Selasa, 11 Maret 2014

Inilah Gunung Dahsyat Punya Indonesia, Krakatau (Krakatoa)



Misteri Gunung Anak Krakatu

Pada masa purba terdapat gunung yang sangat besar di Selat Sunda. Gunung ini kemudian meletus dahsyat dan menyisakan sebuah kawah besar (kaldera). Gunung yang meletus tersebut merupakan induk dari Gunung Krakatau yang kemudian meletus tahun 1883 dan menjadikannya salah satu letusan gunung terdahsyat di muka bumi.

Letusan gunung di Selat Sunda ini pernah tercatat dalam sebuah teks Jawa Kuno berjudul “Pustaka Raja Parwa” tahun 416 Masehi. Keterangan ini diperkuat pernyataan dua pakar geologi asal Belanda yaitu Verbeek (1885) dan Berend George Escher (1919, 1948). Keduanya lama bekerja di Indonesia dan melakukan penyelidikan tentang sejarah letusan Krakatau. B.G. Escher menyetujui bahwa yang dimaksud teks kuno Jawa tersebut adalah sebuah gunung yang kemudian dikenal sebagai Krakatau Purba yang pernah meletus.

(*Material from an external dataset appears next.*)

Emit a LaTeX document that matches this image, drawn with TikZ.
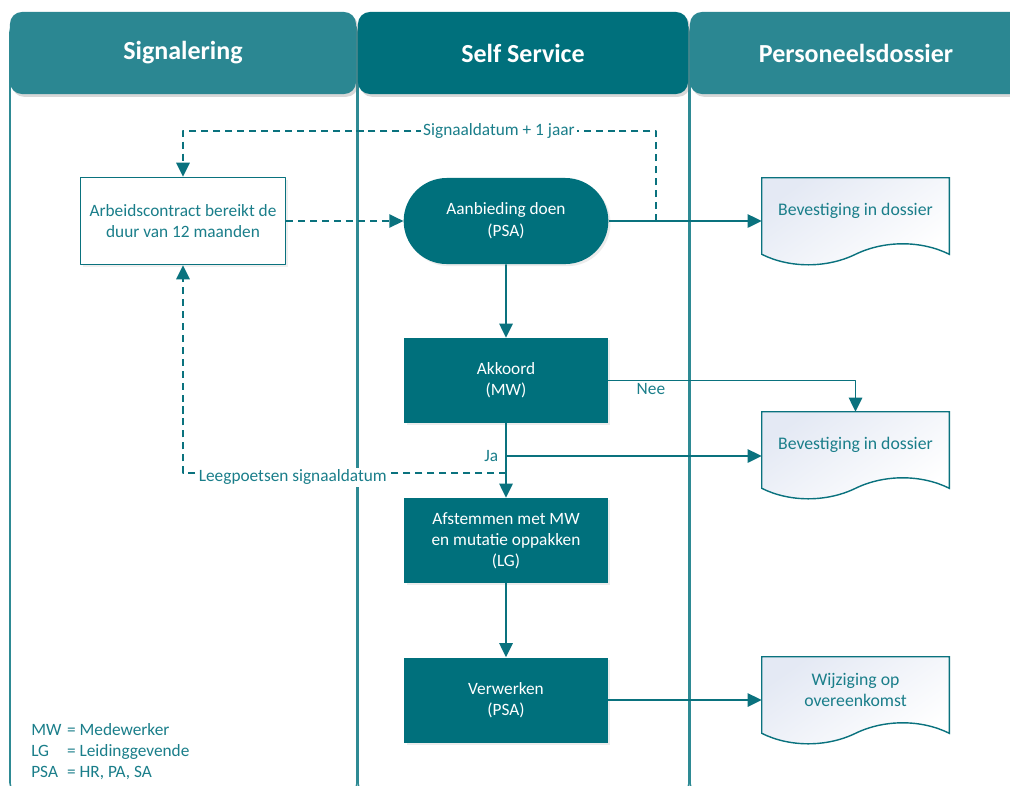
\documentclass[tikz,border=0pt]{standalone}
\usepackage{fontspec}
\setmainfont{Carlito}
\usetikzlibrary{arrows.meta,calc,shapes.misc,shadows,backgrounds}
\definecolor{hdlight}{HTML}{2B8792}
\definecolor{hddark}{HTML}{00707C}
\definecolor{flowcol}{HTML}{0A727E}
\definecolor{txtcol}{HTML}{1A7E8A}
\definecolor{lanecol}{HTML}{2E8A94}
\definecolor{docfill}{HTML}{E4E9F4}
\begin{document}
\begin{tikzpicture}[x=0.025cm, y=-0.025cm, line join=round, >={Triangle[length=10pt,width=9.5pt]},
	font=\fontsize{12.3}{15}\selectfont,
	lane/.style={draw=lanecol, line width=1.1pt, fill=white, rounded corners=0.3cm},
	hdr/.style={rounded corners=0.3cm, minimum height=2.05cm, text=white, font=\fontsize{18.5}{21}\selectfont\bfseries, drop shadow={opacity=0.3, shadow xshift=1.5pt, shadow yshift=-2pt}},
	proc/.style={fill=hddark, text=white, minimum width=5.075cm, minimum height=2.125cm, align=center, drop shadow={opacity=0.15, shadow xshift=1.5pt, shadow yshift=-1.5pt}},
	docbox/.style={text=txtcol, minimum width=4.675cm, minimum height=1.65cm, align=center, font=\fontsize{12.6}{15}\selectfont},
	docline/.style={draw=flowcol, line width=1pt, top color=docfill, bottom color=white, shading angle=35},
	flow/.style={draw=flowcol, line width=1.2pt},
	sig/.style={flow, dash pattern=on 5pt off 3.5pt},
	lbl/.style={text=txtcol, inner sep=1.5pt}]
	\useasboundingbox (0,0) rectangle (1010,785);
	% lanes
	\begin{scope}[on background layer]
		\fill[white] (0,0) rectangle (1010,785);
		\draw[lane] (10,20) rectangle (357,795);
		\draw[lane] (358,20) rectangle (689,795);
		\draw[lane] (690,20) rectangle (1035,795);
	\end{scope}
	\node[hdr, fill=hdlight, minimum width=8.65cm] (hdsig) at (183,53) {Signalering};
	\node[hdr, fill=hddark, minimum width=8.25cm] (hdself) at (523,53) {Self Service};
	\node[hdr, fill=hdlight, minimum width=8.3cm] (hddos) at (856,53) {Personeelsdossier};
	% steps
	\node[draw=flowcol, line width=1pt, fill=white, text=txtcol, align=center, minimum width=5.125cm, minimum height=2.175cm, drop shadow={opacity=0.12, shadow xshift=1.5pt, shadow yshift=-1.5pt}] (arb) at (183,221) {Arbeidscontract bereikt de\\duur van 12 maanden};
	\node[proc, rounded rectangle, minimum width=5.35cm, minimum height=2.15cm, font=\fontsize{12.3}{15.8}\selectfont] (aanb) at (506,221) {Aanbieding doen\\(PSA)};
	\node[proc] (akk) at (506,380.5) {Akkoord\\(MW)};
	\node[proc] (afst) at (506,540.5) {Afstemmen met MW\\en mutatie oppakken\\(LG)};
	\node[proc] (verw) at (506,700) {Verwerken\\(PSA)};
	\node[docbox] (doc1) at (855.5,211) {Bevestiging in dossier};
	\node[docbox] (doc2) at (855.5,445) {Bevestiging in dossier};
	\node[docbox] (doc3) at (855.5,690) {Wijziging op\\overeenkomst};
	\begin{scope}[on background layer]
		\foreach \d in {doc1,doc2,doc3}
		\draw[docline] (\d.north west) -- (\d.north east) -- ($(\d.south east)+(0,10)$)
		.. controls ($(\d.south east)+(-28,-4)$) and ($(\d.south east)+(-65,-4)$) .. ($(\d.south)+(0,10)$)
		.. controls ($(\d.south west)+(65,24)$) and ($(\d.south west)+(28,24)$) .. ($(\d.south west)+(0,10)$) -- cycle;
	\end{scope}
	% legend
	\node[lbl, anchor=west, inner sep=0pt] (legend) at (31,752) {\begin{tabular}{@{}l@{\hspace{4pt}}l@{}}
			MW & = Medewerker\\
			LG & = Leidinggevende\\
			PSA & = HR, PA, SA
	\end{tabular}};
	% connectors
	\coordinate (sigtop) at (656,131);
	\coordinate (jasplit) at (506,456);
	\coordinate (wipe) at (506,473);
	\draw[sig,->] (arb) -- (aanb);
	\draw[flow,->] (aanb.east) -- (aanb.east -| doc1.west);
	\draw[sig,->] (aanb.east -| sigtop) -- (sigtop) -| node[lbl, fill=white, pos=0.166] {Signaaldatum + 1 jaar} (arb.north);
	\draw[flow,->] (aanb) -- (akk);
	\draw[flow,->] (akk.east) -| node[lbl, below, pos=0.087] {Nee} (doc2.north);
	\draw[flow,->] (akk) -- (afst);
	\draw[flow,->] (jasplit) node[lbl, left, inner sep=5pt] {Ja} -- (jasplit -| doc2.west);
	\draw[sig,->] (wipe) -| node[lbl, fill=white, pos=0.33, yshift=-3pt] {Leegpoetsen signaaldatum} (arb.south);
	\draw[flow,->] (afst) -- (verw);
	\draw[flow,->] (verw) -- (verw -| doc3.west);
\end{tikzpicture}
\end{document}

Teks Jawa kuno “Pustaka Raja Parwa” menceritakan bagaimana dahsyatnya letusan gunung purba ini.
Ada suara guntur yang menggelegar berasal dari Gunung Batuwara. Ada pula goncangan bumi yang menakutkan, kegelapan total, petir dan kilat. Kemudian datanglah badai angin dan hujan yang mengerikan dan seluruh badai menggelapkan seluruh dunia. Sebuah banjir besar datang dari Gunung Batuwara dan mengalir ke timur menuju Gunung Kamula. Ketika air menenggelamkannya, Pulau Jawa terpisah menjadi dua, menciptakan Pulau Sumatera.

Akibat ledakan yang hebat itu, tiga perempat Krakatau Purba hancur dan menyisakan kaldera (kawah besar) di Selat Sunda. Sisi-sisi kawahnya kemudian dikenal sebagai Pulau Rakata, Pulau Panjang, dan Pulau Sertung.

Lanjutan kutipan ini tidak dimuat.